In most cases, the kids have learned to give and take instead of digging in their heels whenever a dispute arises, and small annoyances once considered intolerable have disappeared from their radar screens.

“When Alexis has a flaming teen-age moment, you still have to get out of the way. That’s just how it is,” Preston says. “But because we’re so close here, we’ve had to get over our usual issue ‘ka-bibbling.’ You just make everybody else miserable if you don’t.”

Equally dispensable is the lust for stuff that governed so much of the life they left back in Austin.

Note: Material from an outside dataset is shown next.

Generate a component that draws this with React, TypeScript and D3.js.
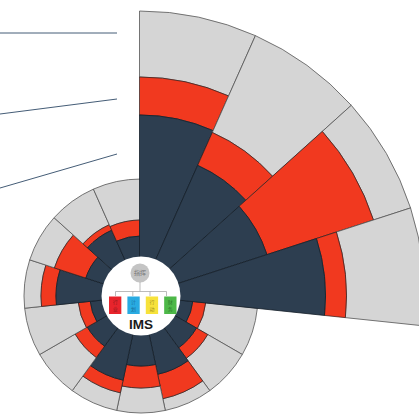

Pared down to a few square feet of living space, each of the Bachs has had to radically re-adjust their ideas about what they absolutely have to have — and what they can do without.

The impulse to simplify became even stronger after the family visited a struggling orphanage school in a remote part of Haiti, where the need for such basic items as shoes, uniforms, books and teachers’ salaries convinced them to adopt the charitable venture as a fund-raising mission.

Tracy’s art supplies and electronic equipment — plus a few pairs of high heels — quickly moved to the front of the pack, for example, when she began sifting through her belongings for the things that really mattered. Alexis’ once-prized collection of stuffed animals went through the same scrutiny — and now most of her former favorites are up for adoption.

Even without the influence of their visit to Haiti, however, the unalterable lack of space aboard the cramped boat has changed their attitudes for good.

Sara would probably jettison anything to make room for her guitar — despite that fact that she can barely turn around with it in her narrow cabin. The same holds true for the skateboards and guitars that fill Preston’s tiny, well-like living space in the bow.

“Everything’s stuffed in little cubbies and holes,” he says. “So I have to go through it all every six months of so and throw half of it out.”